What would you say to a family member you hadn't seen in years?
James Nguyen's piece On The Border Of Things (Part One) explores exactly that. Showing at PACT and co-commissioned by PACT and Next Wave, this piece is a mix of performance, documentary and installation. Nguyen explores his journey reconnecting with his uncle who migrated to Australia and then shunned city life to live as a fruit picker in rural communities as well as his Vietnamese history.
This piece is challenging as an audience member because it doesn't fit neatly into any box. It's billed as performance but Nguyen doesn't really perform in the traditional sense.
The warehouse space is sparse with chairs scattered around and a sit on the floor section in the middle. Hanging over the floor area are dried plants, conjuring up images of the Vietnamese tea plantations that James Nguyen describes.

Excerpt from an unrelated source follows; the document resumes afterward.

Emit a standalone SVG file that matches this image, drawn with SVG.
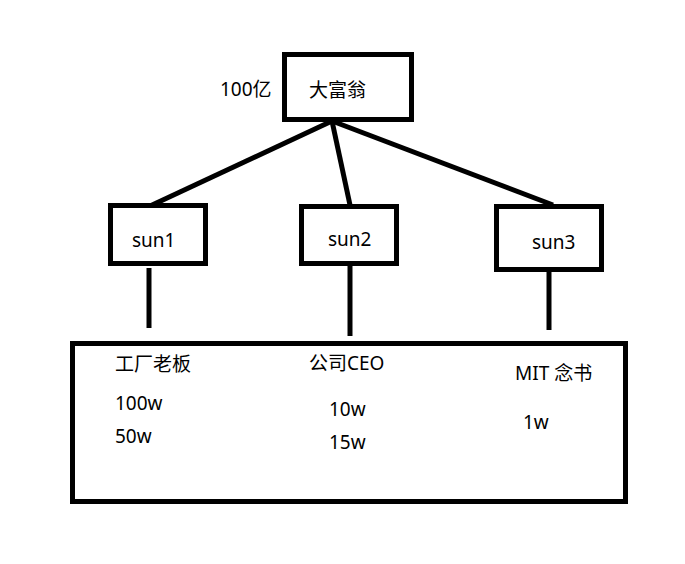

He enters in a ute, driving into the space in a dramatic entrance, but then instead of capitalising on the suspense he just created, he introduces himself and begins to talk a little about himself and the history of the piece. Nguyen shares some stories casually, but these feel unscripted and not theatrical. In some ways, this is refreshing and genuine, although the storytelling could use some work to make it continuously engaging. Nguyen also pauses in between stories to spray the ue, but this also doesn't seem to have a purpose and forms a bit of a crutch – a way for Nguyen to hide behind an activity.
That said, Nguyen has a lovely gentle personality that definitely shines through his storytelling. Where performance elements may be found wanting, he definitely has the audience engaged and eager to be brought on the journey.
When Nguyen finally exits and we turn as one to see footage of his time out bush in Australia with his uncle Cong, this is where the magic happens. The old adage of don't tell me, show me is absolutely relevant here. Instead of telling these stories, I'd love to see the film work expanded upon and for Nguyen to tell the stories he told us in the audience via this medium complete with the footage he's collected.
The footage here is absolutely beautiful. It's subtle, heart-warming and there's something really fascinating about seeing this other side of Australia that us city folks aren't privy to. Combine that fascination with the simple, moving nature of Nguyen's re-connection with his uncle and it's easy to see that this is gorgeous work.
Part Two premieres as part of Next Wave Festival in Melbourne later this year.